Joaquin Phoenix nel film Napoleon: Bonaparte non fu un “Joker”, la storia è un’altra

Alessandro Manzoni è stato accontentato, l’”ardua sentenza” Ridley Scott pare averla fornita: Napoleone Bonaparte era come Hitler, come Stalin. Prima di pronunciare il nostro personale “bah” bisognerà vedere l’attesissimo film del maestro ottantacinquenne (esce il 23 novembre), già autore di film fondamentali – da Alien a Blade runner, da I duellanti a Thelma e Louise a Il gladiatore – ma reduce da una serie di lavori molto meno riusciti come The last duel. Cimentarsi con uno dei personaggi più grandi della Storia con la “s” maiuscola appare davvero “arduo”, per citare ancora Manzoni, se non altro per il fatto che condensare una roba così complessa in due ore e mezza esclude di per sé il rigore storico in favore dello spettacolo: ma un film è un film, e Scott non è uno che lesina sugli effetti speciali.

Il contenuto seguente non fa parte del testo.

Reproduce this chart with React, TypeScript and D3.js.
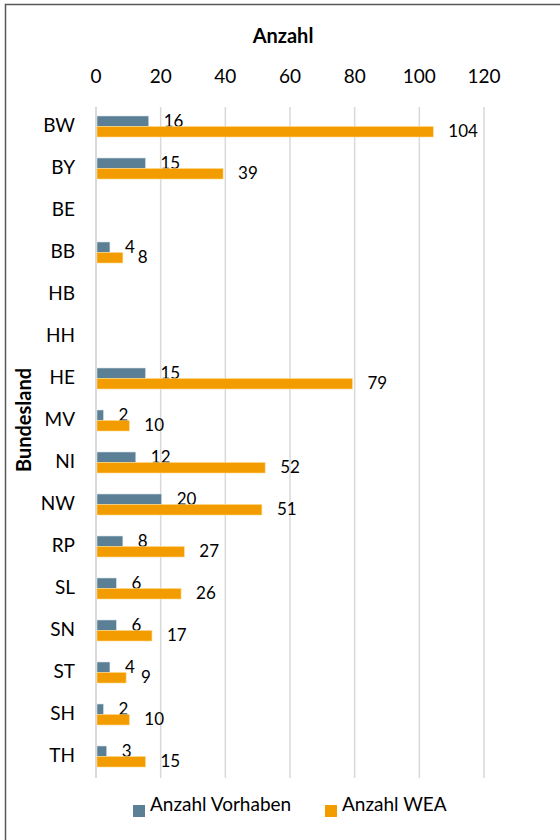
import React from "react";
import * as d3 from "d3";

const categories = ["BW", "BY", "BE", "BB", "HB", "HH", "HE", "MV", "NI", "NW", "RP", "SL", "SN", "ST", "SH", "TH"];
const vorhaben: (number | null)[] = [16, 15, null, 4, null, null, 15, 2, 12, 20, 8, 6, 6, 4, 2, 3];
const wea: (number | null)[] = [104, 39, null, 8, null, null, 79, 10, 52, 51, 27, 26, 17, 9, 10, 15];
const ticks = [0, 20, 40, 60, 80, 100, 120];
const seriesNames = ["Anzahl Vorhaben", "Anzahl WEA"];

const W = 560;
const H = 840;
const BLUE = "#5B7F95";
const ORANGE = "#F29C00";
const FONT = "Lato, 'Open Sans', sans-serif";

export default function App() {
  const x = d3.scaleLinear().domain([0, 120]).range([96, 484]);
  const y = d3.scaleBand().domain(categories).range([105.5, 777.5]);
  const barH = 10.5;
  return (
    <svg width={W} height={H} style={{ position: "absolute", left: 0, top: 0 }} fontFamily={FONT}>
      <rect x={0} y={0} width={W} height={H} fill="#fff" />
      <rect x={5.5} y={4.5} width={W + 20} height={H + 20} fill="none" stroke="#595959" strokeWidth={1.5} />
      <text x={283} y={38} textAnchor="middle" dominantBaseline="middle" fontWeight="bold" fontSize={20} fill="#000">Anzahl</text>
      {ticks.map((t) => (
        <g key={t}>
          <line x1={x(t)} x2={x(t)} y1={107} y2={778} stroke="#d9d9d9" strokeWidth={t === 0 ? 2 : 1.5} />
          <text x={x(t)} y={78} textAnchor="middle" dominantBaseline="middle" fontSize={19} fill="#000">{t}</text>
        </g>
      ))}
      {categories.map((c, i) => {
        const cy = (y(c) as number) + y.bandwidth() / 2;
        const v = vorhaben[i];
        const w = wea[i];
        return (
          <g key={c}>
            <text x={75} y={cy + 1} textAnchor="end" dominantBaseline="middle" fontSize={19} fill="#000">{c}</text>
            {v != null && (
              <g>
                <rect x={x(0) + 1} y={cy - barH} width={x(v) - x(0)} height={barH} fill={BLUE} stroke="#d8e0e6" strokeWidth={0.6} />
                <text x={x(v) + 16} y={cy - 3.5} dominantBaseline="middle" fontSize={17} fill="#000">{v}</text>
              </g>
            )}
            {w != null && (
              <g>
                <rect x={x(0) + 1} y={cy} width={x(w) - x(0)} height={barH} fill={ORANGE} stroke="#ffd98a" strokeWidth={0.6} />
                <text x={x(w) + 16} y={cy + 6} dominantBaseline="middle" fontSize={17} fill="#000">{w}</text>
              </g>
            )}
          </g>
        );
      })}
      <text transform="translate(26,420) rotate(-90)" textAnchor="middle" dominantBaseline="middle" fontWeight="bold" fontSize={20} fill="#000">Bundesland</text>
      <g>
        <rect x={133} y={805} width={12} height={12} fill={BLUE} />
        <text x={150} y={806} dominantBaseline="middle" fontSize={19} fill="#000">{seriesNames[0]}</text>
        <rect x={325} y={805} width={12} height={12} fill={ORANGE} />
        <text x={342} y={806} dominantBaseline="middle" fontSize={19} fill="#000">{seriesNames[1]}</text>
      </g>
    </svg>
  );
}
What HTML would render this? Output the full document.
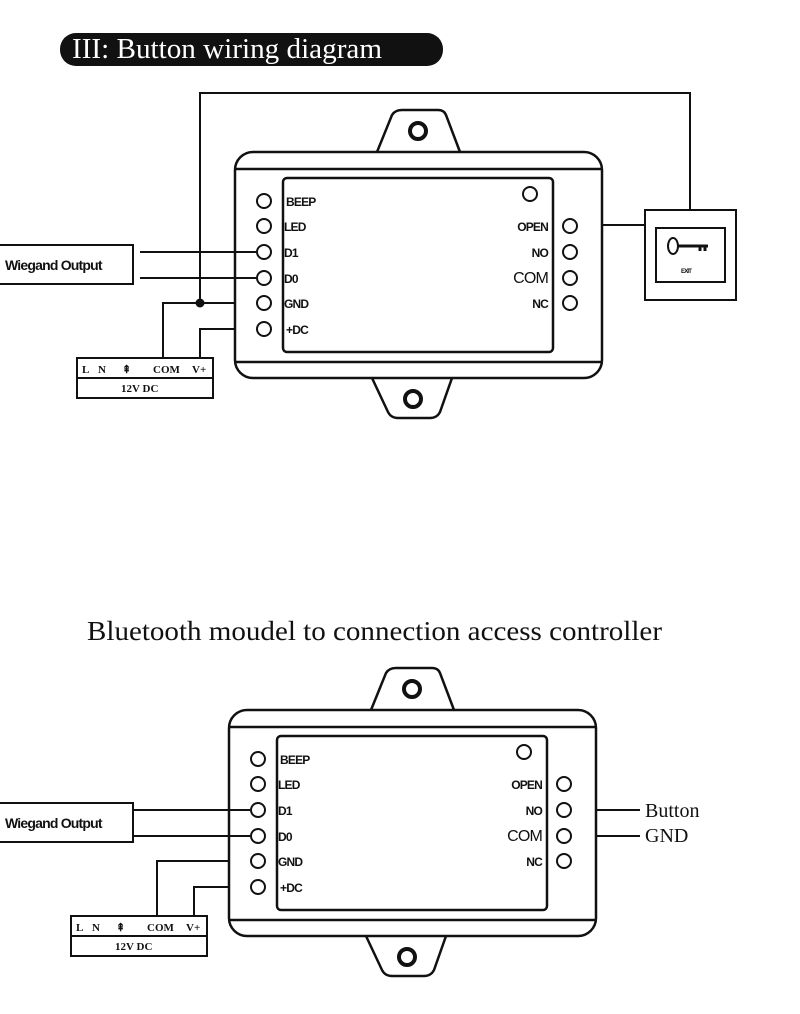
<!DOCTYPE html>
<html><head><meta charset="utf-8"><style>
html,body{margin:0;padding:0;background:#fff;}
svg{display:block}
.s{font-family:"Liberation Sans",sans-serif;font-weight:bold;font-size:12px;letter-spacing:-0.8px;fill:#111}
.r{font-family:"Liberation Serif",serif;fill:#111}
</style></head><body>
<svg width="800" height="1014" viewBox="0 0 800 1014" xmlns="http://www.w3.org/2000/svg">
<defs>
<g id="ctrl" fill="none" stroke="#111" stroke-width="2.5">
  <path d="M377,152 L392,115 Q395,110 402,110 L438,110 Q444,110 446,115 L460,152" fill="#fff"/>
  <circle cx="418" cy="131" r="8" stroke-width="4"/>
  <path d="M372,378 L388,412 Q391,418 398,418 L430,418 Q437,418 440,412 L452,378" fill="#fff"/>
  <circle cx="413" cy="399" r="8" stroke-width="4"/>
  <rect x="235" y="152" width="367" height="226" rx="18" fill="#fff"/>
  <line x1="235" y1="169" x2="602" y2="169"/>
  <line x1="235" y1="362" x2="602" y2="362"/>
  <rect x="283" y="178" width="270" height="174" rx="4"/>
  <g stroke-width="2">
  <circle cx="264" cy="201" r="7"/><circle cx="264" cy="226" r="7"/><circle cx="264" cy="252" r="7"/>
  <circle cx="264" cy="278" r="7"/><circle cx="264" cy="303" r="7"/><circle cx="264" cy="329" r="7"/>
  <circle cx="570" cy="226" r="7"/><circle cx="570" cy="252" r="7"/><circle cx="570" cy="278" r="7"/><circle cx="570" cy="303" r="7"/>
  <circle cx="530" cy="194" r="7"/>
  </g>
</g>
<g id="lbl">
  <text class="s" x="286" y="206">BEEP</text>
  <text class="s" x="284" y="231">LED</text>
  <text class="s" x="284" y="257">D1</text>
  <text class="s" x="284" y="283">D0</text>
  <text class="s" x="284" y="308">GND</text>
  <text class="s" x="286" y="334">+DC</text>
  <text class="s" x="548" y="231" text-anchor="end">OPEN</text>
  <text class="s" x="548" y="257" text-anchor="end">NO</text>
  <text class="s" x="548" y="283" text-anchor="end" style="font-weight:normal;font-size:16px">COM</text>
  <text class="s" x="548" y="308" text-anchor="end">NC</text>
</g>
<g id="wbox">
  <rect x="-2" y="245" width="135" height="39" fill="#fff" stroke="#111" stroke-width="2"/>
  <text class="s" x="5" y="270" style="font-size:14px">Wiegand Output</text>
</g>
<g id="wg">
  <rect x="77" y="358" width="136" height="40" fill="#fff" stroke="#111" stroke-width="2"/>
  <line x1="77" y1="378" x2="213" y2="378" stroke="#111" stroke-width="2"/>
  <g class="r" font-size="11" font-weight="bold">
  <text x="82" y="373">L</text><text x="98" y="373">N</text><text x="122" y="373">⇞</text>
  <text x="153" y="373">COM</text><text x="192" y="373">V+</text>
  <text x="121" y="392">12V DC</text></g>
  <polyline points="235,303 163,303 163,358" fill="none" stroke="#111" stroke-width="2"/>
  <polyline points="235,329 200,329 200,358" fill="none" stroke="#111" stroke-width="2"/>
</g>
<g id="wl" stroke="#111" stroke-width="2"><line x1="140" y1="252" x2="256" y2="252"/><line x1="140" y1="278" x2="256" y2="278"/></g>
</defs>

<rect x="60" y="33" width="383" height="33" rx="16" fill="#111"/>
<text class="r" x="72" y="58" font-size="28" textLength="310" lengthAdjust="spacingAndGlyphs" style="fill:#fff">III: Button wiring diagram</text>

<use href="#wbox"/>
<use href="#wg"/>
<use href="#ctrl"/>
<use href="#wl"/>
<use href="#lbl"/>
<g stroke="#111" stroke-width="2" fill="none">
  <polyline points="200,303 200,93 690,93 690,210"/>
  <line x1="602" y1="225" x2="645" y2="225"/>
  <rect x="645" y="210" width="91" height="90"/>
  <rect x="656" y="228" width="69" height="54"/>
  <ellipse cx="673" cy="246" rx="5" ry="8"/>
  <line x1="678" y1="246" x2="708" y2="246" stroke-width="3"/>
  <line x1="700" y1="246" x2="700" y2="251" stroke-width="3"/>
  <line x1="705" y1="246" x2="705" y2="251" stroke-width="3"/>
</g>
<circle cx="200" cy="303" r="4.5" fill="#111"/>
<text class="s" x="681" y="273" style="font-size:6px">EXIT</text>

<text class="r" x="87" y="640" font-size="27" textLength="575" lengthAdjust="spacingAndGlyphs">Bluetooth moudel to connection access controller</text>

<use href="#wbox" transform="translate(0,558)"/>
<g transform="translate(-6,558)">
<use href="#wg"/>
<use href="#ctrl"/>
<use href="#wl"/>
<use href="#lbl"/>
</g>
<g stroke="#111" stroke-width="2"><line x1="596" y1="810" x2="640" y2="810"/><line x1="596" y1="836" x2="640" y2="836"/></g>
<text class="r" x="645" y="817" font-size="20">Button</text>
<text class="r" x="645" y="842" font-size="20">GND</text>
</svg>
</body></html>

Vorremmo qui solo ricordare che in un’operazione simile non riuscì il più grande di tutti, Stanley Kubrick, che dopo aver lavorato per ben trent’anni su un “suo” Napoleone dovette infine gettare la spugna (ma fu un ottimo “allenamento” per regalare al mondo Barry Lyndon). Napoleone, dunque. Figura quanto mai complessa e, come si dice oggi, divisiva – appunto, “fu vera gloria?”, sempre Manzoni: simbolo del primo vero tentativo di portare libertà e civiltà in Europa oppure tiranno innamorato di sé stesso, del potere e del sangue? Da due secoli ci sono letture opposte e non sarà certo Ridley Scott a mettere la parola fine a una discussione che ha attraversato duecento anni di politica mondiale, di letteratura, di storiografia: non ci riuscirono Chateaubriand, Hegel, Marx, non ci riuscirà nemmeno un kolossal d’autore. Ridley Scott pensa questo: “Lo paragono ad Alessandro Magno, Adolf Hitler, Stalin. Ha commesso un sacco di crudeltà. Allo stesso tempo era una figura straordinaria per il suo coraggio, per il suo potere e per il suo dominio. Anche Joaquin Phoenix era intenzionato a sovvertire l’idea di eroismo, di vittoria e la storia di una figura ribelle che scala le classi sociali. Questo è sicuramente qualcosa che volevamo evitare, volevo schivare le convenzioni del film biografico”. Già, Joaquin Phoenix (The Joker) sarà un Bonaparte luciferino imbevuto d’odio e spietato calpestatore dei popoli a dar corpo ad una visione truce in omaggio alla spettacolarizzazione di un personaggio controverso.

Scrisse uno che certo non lo amava ma ne capiva la grandezza e che lo conobbe, Chateaubriand: “Bonaparte era un poeta in azione, un genio immenso nella guerra, una mente instancabile, abile e sensata nell’amministrazione, un legislatore laborioso e ragionevole. È per questo che colpisce tanto la fantasia dei popoli e ha tanta autorità nel giudizio degli uomini positivi. Come politico apparirà però sempre carente agli occhi degli uomini di stato”. Pare un giudizio ancor oggi lungimirante che coglie il genio e al tempo stesso rileva la “carenza politica”, se è vero che il generale córso infine cadde “due volte nella polvere” incapace di compromesso, sempre all’attacco, subordinando troppo spesso la logica della politica a quella della guerra. E che alla fine perse tutto. Ma, figlio della Rivoluzione, cercò a suo modo di esportare la democrazia – diremmo oggi – e di fondare una nuova Europa sotto il segno dell’essenza dei Lumi. Non poco.

Altro che Stalin e Hitler, due criminali malati di mente che sterminarono milioni di persone per le loro personali fobie. Certamente Hegel esagerò: “Ho visto l’Imperatore, quest’ anima del mondo, uscire dalla città per andare in ricognizione. E’ una sensazione meravigliosa vedere un tale individuo che qui, concentrato in un punto, seduto su un cavallo, si irradia sul mondo e lo domina”, disse vedendolo dopo l’occupazione di Jena. Quello che forse è il massimo studioso italiano di Napoleone, Luigi Mascilli Migliorini, ha scritto che “nel continuum Rivoluzione-età napoleonica nasce l’individuo moderno, un individuo (…) pronto a fare, e dunque a rinominare di sé, la storia”. Il punto è questo: Napoleone “europeo”. Difficile che un regista americano possa avere la sensibilità di andare oltre l’inevitabile patina dell’”uomo d’arme”, cinico e “cattivo” come solo un genio della guerra può essere. Ma Bonaparte non fu un “joker” e c’è da sperare che il buon Joaquin Phoenix abbia capito la differenza. Sarà certamente un film importante ma forse la Storia è un’altra cosa.